My adult male royal was my retired mouse breeder eater for six or eight years, and I saw no ill effects. For the last handful of years I've had various sizes of rats on hand, and I work those in as often as I am able (I have more snakes that eat retired breeders now). That male royal eats from one to four mice at a meal, and I have other snakes that I feed up to six prey items at a meal (their demand for undersized/hairless prey, not my choice in the least). While it is possible to cause regurge by feeding multiple prey items (I've done it), it isn't true that feeding a sensible number and size of prey would do so. Many snake species are nest raiders in the wild (apparently _P. regius_ is too, at least when younger), and so are no strangers to feeding on multiple small prey.

I think a snake is "ready" for the next size up prey when the snake decides it is -- following the animal's cues are to be preferred over following the 'one size fits all' chart someone made.


----------



## Malc (Oct 27, 2009)

Elly, I have a 4' male that is a really fussy feeder, and he only takes large / ex large mice. I feed him two every 14 days, where as all the other Royals (including a yearling male) have large weaner / small rats of around 70g (frozen) every 14 days. There is no difference in muscle tone, strength, etc to any of the other snakes fed on rats. On some occasions after the first mouse he shows no interest in the second regardless how long I leave it between offering the two.

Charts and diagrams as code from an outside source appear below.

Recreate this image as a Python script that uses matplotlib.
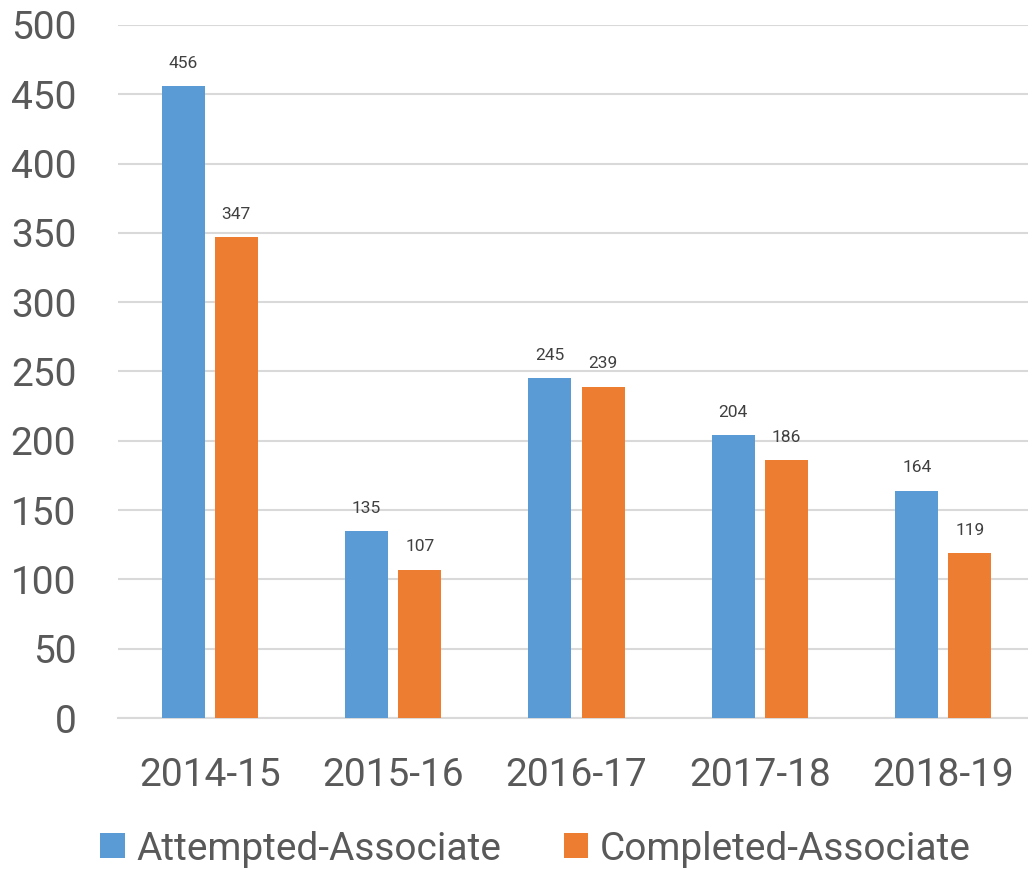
import matplotlib.pyplot as plt
import numpy as np

# bar chart of attempted vs completed associate degrees

years = ['2014-15', '2015-16', '2016-17', '2017-18', '2018-19']
attempted = [456, 135, 245, 204, 164]
completed = [347, 107, 239, 186, 119]
series_names = ['Attempted-Associate', 'Completed-Associate']

blue = '#5B9BD5'
orange = '#ED7D31'
text_grey = '#595959'

plt.rcParams['font.family'] = ['Roboto', 'DejaVu Sans']

fig = plt.figure(figsize=(10.28, 8.71), dpi=100)
ax = fig.add_axes([118 / 1028, (871 - 718) / 871, (1035 - 118) / 1028, (718 - 25) / 871])

x = np.arange(len(years))
w = 0.234
off = 0.145
b1 = ax.bar(x - off, attempted, w, color=blue, label=series_names[0], zorder=3)
b2 = ax.bar(x + off, completed, w, color=orange, label=series_names[1], zorder=3)

# value labels above bars
for bars in (b1, b2):
    for rect in bars:
        h = rect.get_height()
        ax.annotate(str(int(h)), (rect.get_x() + rect.get_width() / 2, h),
                    xytext=(0, 11), textcoords='offset points',
                    ha='center', va='bottom', fontsize=12.5, color='#404040')

ax.set_xlim(-0.5, len(years) - 0.5)
ax.set_ylim(0, 500)
ax.set_yticks(range(0, 501, 50))
ax.set_xticks(x)
ax.set_xticklabels(years)
ax.tick_params(axis='both', length=0, labelsize=28, colors=text_grey)
ax.tick_params(axis='y', pad=30)
ax.tick_params(axis='x', pad=28)

ax.grid(axis='y', color='#D9D9D9', linewidth=1.5, zorder=0)
for s in ['top', 'right', 'left']:
    ax.spines[s].set_visible(False)
ax.spines['bottom'].set_color('#D9D9D9')
ax.spines['bottom'].set_linewidth(1.5)

fig.legend(loc='center', bbox_to_anchor=(0.521, 22 / 871), ncol=2, frameon=False,
           fontsize=28, labelcolor=text_grey, handlelength=0.62, handleheight=0.62,
           handletextpad=0.31, columnspacing=1.6, borderpad=0)

fig.savefig('out.png', dpi=100)
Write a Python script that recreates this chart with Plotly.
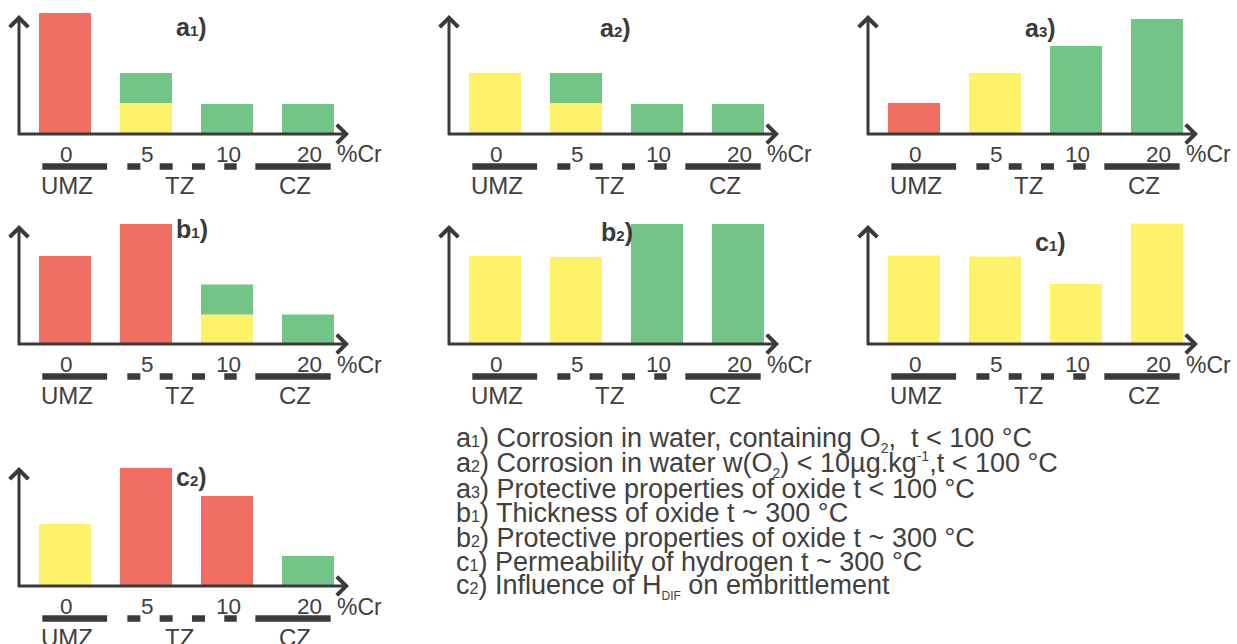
import plotly.graph_objects as go

# ---------------- data ----------------
cr_labels = ["0", "5", "10", "20"]
unit_label = "%Cr"

zone_names = ["UMZ", "TZ", "CZ"]
zone_from = [-0.28, 0.77, 2.35]      # in Cr-category index units
zone_to = [0.52, 2.12, 3.28]
zone_dashed = [False, True, False]

panel_ids = ["a1", "a2", "a3", "b1", "b2", "c1", "c2"]

a1_lower = [4.03, 1.03, 1.00, 1.00]
a1_lower_rating = ["bad", "medium", "good", "good"]
a1_upper = [0, 1.00, 0, 0]
a1_upper_rating = ["", "good", "", ""]

a2_lower = [2.03, 1.03, 1.00, 1.00]
a2_lower_rating = ["medium", "medium", "good", "good"]
a2_upper = [0, 1.00, 0, 0]
a2_upper_rating = ["", "good", "", ""]

a3_lower = [1.03, 2.03, 2.93, 3.83]
a3_lower_rating = ["bad", "medium", "good", "good"]
a3_upper = [0, 0, 0, 0]
a3_upper_rating = ["", "", "", ""]

b1_lower = [2.93, 4.00, 0.98, 0.98]
b1_lower_rating = ["bad", "bad", "medium", "good"]
b1_upper = [0, 0, 1.00, 0]
b1_upper_rating = ["", "", "good", ""]

b2_lower = [2.93, 2.90, 4.00, 4.00]
b2_lower_rating = ["medium", "medium", "good", "good"]
b2_upper = [0, 0, 0, 0]
b2_upper_rating = ["", "", "", ""]

c1_lower = [2.95, 2.92, 2.00, 4.02]
c1_lower_rating = ["medium", "medium", "medium", "medium"]
c1_upper = [0, 0, 0, 0]
c1_upper_rating = ["", "", "", ""]

c2_lower = [2.07, 3.93, 3.00, 1.00]
c2_lower_rating = ["medium", "bad", "bad", "good"]
c2_upper = [0, 0, 0, 0]
c2_upper_rating = ["", "", "", ""]

panel_data = {
    "a1": (a1_lower, a1_lower_rating, a1_upper, a1_upper_rating),
    "a2": (a2_lower, a2_lower_rating, a2_upper, a2_upper_rating),
    "a3": (a3_lower, a3_lower_rating, a3_upper, a3_upper_rating),
    "b1": (b1_lower, b1_lower_rating, b1_upper, b1_upper_rating),
    "b2": (b2_lower, b2_lower_rating, b2_upper, b2_upper_rating),
    "c1": (c1_lower, c1_lower_rating, c1_upper, c1_upper_rating),
    "c2": (c2_lower, c2_lower_rating, c2_upper, c2_upper_rating),
}

SUB = "<sub><span style='font-size:14px'>%s</span></sub>"
SUP = "<sup><span style='font-size:14px'>%s</span></sup>"
legend_texts = [
    "Corrosion in water, containing O" + SUB % "2" + ",\u00a0 t &lt; 100 °C",
    "Corrosion in water w(O" + SUB % "2" + ") &lt; 10µg.kg" + SUP % "-1" + ",t &lt; 100 °C",
    "Protective properties of oxide t &lt; 100 °C",
    "Thickness of oxide t ~ 300 °C",
    "Protective properties of oxide t ~ 300 °C",
    "Permeability of hydrogen t ~ 300 °C",
    "Influence of H" + "<sub><span style='font-size:12px'>DIF</span></sub>" + " on embrittlement",
]

# ---------------- style / layout ----------------
W, H = 1237, 644
FONT = "Liberation Sans, Arial, Helvetica, sans-serif"
INK = "#3a3a3a"
TEXT_INK = "#404040"
COLORS = {"bad": "#F06E62", "medium": "#FFF26B", "good": "#73C487"}

PX_STEP = 81.0     # px between categories
PX_FIRST = 46.0    # px from y-axis line to first bar centre
PX_UNIT = 30.0     # px per value unit
LEFT, RIGHT, TOP, BOTTOM = 19, 366, 133, 58

x_origin = -PX_FIRST / PX_STEP
x_min = (-LEFT - PX_FIRST) / PX_STEP
x_max = (RIGHT - PX_FIRST) / PX_STEP
y_min = -BOTTOM / PX_UNIT
y_max = TOP / PX_UNIT
BAR_W = 52 / PX_STEP
X_TIP = (330 - PX_FIRST) / PX_STEP
Y_TIP = 3.97
TICK_Y = -20.5 / PX_UNIT
ZONE_Y = -32.5 / PX_UNIT
ZONE_LABEL_Y = -51.8 / PX_UNIT
zone_label_shift = [-0.09, -0.03, 0.03]

col_x = [19, 449, 868]
row_y = [134, 344, 586]
panel_pos = {"a1": (0, 0), "a2": (1, 0), "a3": (2, 0),
             "b1": (0, 1), "b2": (1, 1), "c1": (2, 1), "c2": (0, 2)}
title_xy = {"a1": (1.34, 3.58), "a2": (1.27, 3.54), "a3": (1.34, 3.52),
            "b1": (1.35, 3.84), "b2": (1.28, 3.74), "c1": (1.475, 3.41),
            "c2": (1.35, 3.64)}

fig = go.Figure()
annotations = []
layout_axes = {}

for k, pid in enumerate(panel_ids):
    n = k + 1
    suffix = "" if n == 1 else str(n)
    xa, ya = "x" + suffix, "y" + suffix
    col, row = panel_pos[pid]
    ox, oy = col_x[col], row_y[row]
    layout_axes["xaxis" + suffix] = dict(
        domain=[(ox - LEFT) / W, (ox + RIGHT) / W], range=[x_min, x_max],
        visible=False, fixedrange=True, anchor=ya)
    layout_axes["yaxis" + suffix] = dict(
        domain=[max(0, 1 - (oy + BOTTOM) / H), 1 - (oy - TOP) / H],
        range=[y_min, y_max], visible=False, fixedrange=True, anchor=xa)

    lower, lower_r, upper, upper_r = panel_data[pid]
    xs = list(range(len(cr_labels)))
    fig.add_trace(go.Bar(
        x=xs, y=lower, width=BAR_W, xaxis=xa, yaxis=ya,
        marker=dict(color=[COLORS[r] for r in lower_r], line=dict(width=0)),
        hoverinfo="skip"))
    idx = [i for i, v in enumerate(upper) if v > 0]
    if idx:
        fig.add_trace(go.Bar(
            x=[xs[i] for i in idx], y=[upper[i] for i in idx],
            base=[lower[i] for i in idx], width=BAR_W, xaxis=xa, yaxis=ya,
            marker=dict(color=[COLORS[upper_r[i]] for i in idx], line=dict(width=0)),
            hoverinfo="skip"))

    # zone markers
    for zi, (z0, z1, zd) in enumerate(zip(zone_from, zone_to, zone_dashed)):
        fig.add_trace(go.Scatter(
            x=[z0, z1], y=[ZONE_Y, ZONE_Y], mode="lines", xaxis=xa, yaxis=ya,
            line=dict(color=INK, width=6.5, dash="13px,19.3px" if zd else "solid"),
            hoverinfo="skip"))
        annotations.append(dict(
            xref=xa, yref=ya, x=(z0 + z1) / 2 + zone_label_shift[zi], y=ZONE_LABEL_Y,
            text=zone_names[zi], showarrow=False, xanchor="center", yanchor="middle",
            font=dict(family=FONT, size=24, color=TEXT_INK)))

    # axes with arrows
    annotations.append(dict(
        xref=xa, yref=ya, axref=xa, ayref=ya, x=X_TIP, y=0,
        ax=x_origin - 1.5 / PX_STEP, ay=0, text="", showarrow=True,
        arrowhead=4, arrowsize=1.2, arrowwidth=3, arrowcolor=INK,
        font=dict(size=1), borderpad=0, standoff=0, startstandoff=0))
    annotations.append(dict(
        xref=xa, yref=ya, axref=xa, ayref=ya, x=x_origin, y=Y_TIP,
        ax=x_origin, ay=-1.5 / PX_UNIT, text="", showarrow=True,
        arrowhead=4, arrowsize=1.2, arrowwidth=3, arrowcolor=INK,
        font=dict(size=1), borderpad=0, standoff=0, startstandoff=0))

    # category labels
    for i, lab in enumerate(cr_labels):
        annotations.append(dict(
            xref=xa, yref=ya, x=xs[i] + 0.02, y=TICK_Y, text=lab, showarrow=False,
            xanchor="center", yanchor="middle",
            font=dict(family=FONT, size=22.5, color=TEXT_INK)))
    annotations.append(dict(
        xref=xa, yref=ya, x=(316 - PX_FIRST) / PX_STEP, y=TICK_Y, text=unit_label,
        showarrow=False, xanchor="left", yanchor="middle",
        font=dict(family=FONT, size=23, color=TEXT_INK)))

    # panel title
    tx, ty = title_xy[pid]
    annotations.append(dict(
        xref=xa, yref=ya, x=tx, y=ty, showarrow=False, xanchor="left", yanchor="middle",
        text="<b>%s<span style='font-size:15px'>%s</span>)</b>" % (pid[0], pid[1]),
        font=dict(family=FONT, size=25, color=INK)))

# legend of panels
LEG_X, LEG_Y0, LEG_STEP = 454, 439.5, 24.5
for i, (pid, txt) in enumerate(zip(panel_ids, legend_texts)):
    annotations.append(dict(
        xref="paper", yref="paper", x=LEG_X / W, y=1 - (LEG_Y0 + i * LEG_STEP) / H,
        xanchor="left", yanchor="middle", showarrow=False,
        text="%s<span style='font-size:16px'>%s</span>) %s" % (pid[0], pid[1], txt),
        font=dict(family=FONT, size=27, color=TEXT_INK)))

fig.update_layout(
    width=W, height=H, margin=dict(l=0, r=0, t=0, b=0),
    paper_bgcolor="white", plot_bgcolor="rgba(0,0,0,0)",
    showlegend=False, barmode="overlay", annotations=annotations,
    **layout_axes)

fig.write_html("out.html", include_plotlyjs=True,
               config={"displayModeBar": False, "staticPlot": True},
               post_script="document.body.style.margin='0';document.body.style.overflow='hidden';")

Interestingly the yearling that took a 70g weaner rat last feed, would repeatedly defensive strike the adult mouse (around 40g) a good half dozen times before taking it. Last week was the first time we offered him a weaner rat and whilst being larger, struck it and coiled it without hesitation.


----------



## Elly66 (Feb 27, 2021)

Thanks for the feedback.
I think I'll pop to a local pet shop and see what they have, as one of few places that will let you buy singles. 
My corn will eat anything, but obviously isn't designed for the bigger prey and I don't want a bag full of 50g+ that I can't use.


----------



## Malc (Oct 27, 2009)

Elly66 said:


> Thanks for the feedback.
> I think I'll pop to a local pet shop and see what they have, as one of few places that will let you buy singles.
> My corn will eat anything, but obviously isn't designed for the bigger prey and I don't want a bag full of 50g+ that I can't use.


My 4' Bairds took a weaner rat a few weeks back... you'll be surprised what they can manage !


----------



## Elly66 (Feb 27, 2021)

Malc said:


> My 4' Bairds took a weaner rat a few weeks back... you'll be surprised what they can manage !


Oh, I think the corn would eat the bigger prey but the chunk doesn't need it 😂


----------